After he retired, and they moved to Florida, they joined the First Unitarian Universalist Congregation of the Palm Beaches where they were active members for many years., including several years when Creighton served as President of 1stUUPB. Members of the church remember that Creighton (and Natalie) were involved in everything.  “They were at services every Sunday when they were in Florida and made Hospitality an important part of the day.  Creighton was one of our financial gurus.  He served on the Finance Committee. As a structural engineer, he helped with issues involving the Sanctuary and Emerson Building.  He and Natalie organized and presented a Teaching Thursday program, the theme of which was that the universal web of life includes evolution. Creighton was a peacemaker; whatever was going on, it was a happier place when Creighton was there. 1stUUPB today is better because he was a part of us.”
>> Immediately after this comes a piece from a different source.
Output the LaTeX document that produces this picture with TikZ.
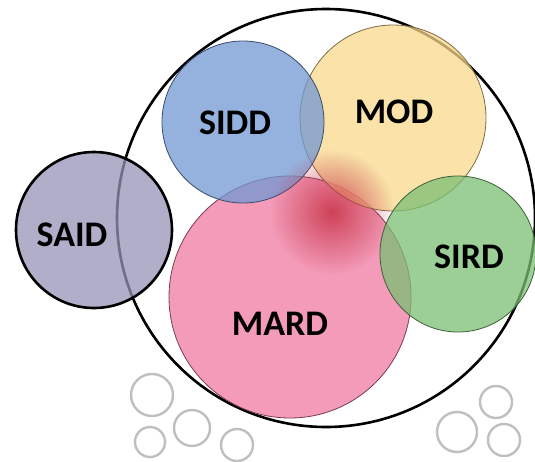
\documentclass[tikz,border=0pt]{standalone}
\usepackage{fontspec}
\setmainfont{Carlito}
\usetikzlibrary{fadings}

\definecolor{saidc}{RGB}{149,147,181}
\definecolor{siddc}{RGB}{113,152,211}
\definecolor{modc}{RGB}{248,216,139}
\definecolor{mardc}{RGB}{239,121,160}
\definecolor{sirdc}{RGB}{123,191,115}
\definecolor{glowc}{RGB}{200,50,70}
\tikzfading[name=glowfade,inner color=transparent!0,outer color=transparent!100]

\begin{document}
\begin{tikzpicture}[x=1pt,y=-1pt,
    set/.style={draw=#1!50!black,line width=0.8pt,fill=#1,fill opacity=0.75},
    lbl/.style={font=\fontsize{36}{36}\selectfont\bfseries,text=black},
    ring/.style={draw=gray!50,line width=2.4pt}]
\useasboundingbox (0,0) rectangle (535,461);
% the whole
\draw[line width=2.6pt] (326,218) circle (209pt);
% the parts
\draw[set=mardc] (290,297) circle (121pt);
\draw[set=modc] (393,118) circle (93pt);
\draw[set=siddc] (243,122) circle (81pt);
\fill[glowc,path fading=glowfade,fill opacity=0.85] (332,212) circle (62pt);
\draw[set=sirdc] (458,254) circle (78pt);
\draw[set=saidc,draw=black,line width=2.6pt] (94,230) circle (78pt);
% labels
\node[lbl] (said) at (72,235) {SAID};
\node[lbl] (sidd) at (235,123) {SIDD};
\node[lbl] (mod) at (394,112) {MOD};
\node[lbl] (mard) at (280,324) {MARD};
\node[lbl] (sird) at (469,257) {SIRD};
% small rings
\draw[ring]
    (152,395) circle (21pt)
    (150,442) circle (15pt)
    (192,428) circle (18pt)
    (237,445) circle (16pt)
    (457,432) circle (20pt)
    (496,402) circle (16pt)
    (504,440) circle (16pt);
\end{tikzpicture}
\end{document}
Creighton Craig Lederer, was born on August 19, 1927, in Oakland California to James (“Jimmy”) and Alma (nee Graf) Lederer. His father, Jimmy Lederer, was a talented musician who played in bars and juke joints during the Prohibition Era and the Great Depression. It is said that Fats Waller composed Honeysuckle Rose on Jimmy’s piano. Jimmy and Alma divorced when Creighton was 2 years old. Alma traveled back to Brooklyn New York, to her brother’s apartment, and raised Creighton and his older sister, Jean, in a secular Jewish family. Creighton remembered that they didn’t have much in the way of money, but that Alma always found a way to get them to theatre productions, symphonies, museum openings, and other cultural events.

He attended Brooklyn Technical High School, one of the first public schools for gifted and talented, graduating in 1944 at the age of 16, after skipping several grades. When he was 17, he enlisted in the Navy and served as ship navigator for nine months at the end of World War II.  After the War, he was admitted to Oberlin College in Ohio and then transferred to the University of Michigan’s Civil Engineering Department where he graduated summa cum laude in 1949.

He met and married Natalie Lederer in Ann Arbor, Michigan. She was (and still is!) beautiful and talented and had many admirers. She said that Creighton was smart and funny and won her over because he made her laugh.

He is survived by Natalie; five of his children, Laura (husband John), Carrie (Steven), Robert, Sara (Peter), and Lisa (Clay); a sixth child, Creighton John, died at 6 months; grandchildren Lianna, Jenna, Thomas, Emma, Abraham, Andrew, and Matthias (grandchild Kara died in 2019); and great grandchildren, Kye and Violet.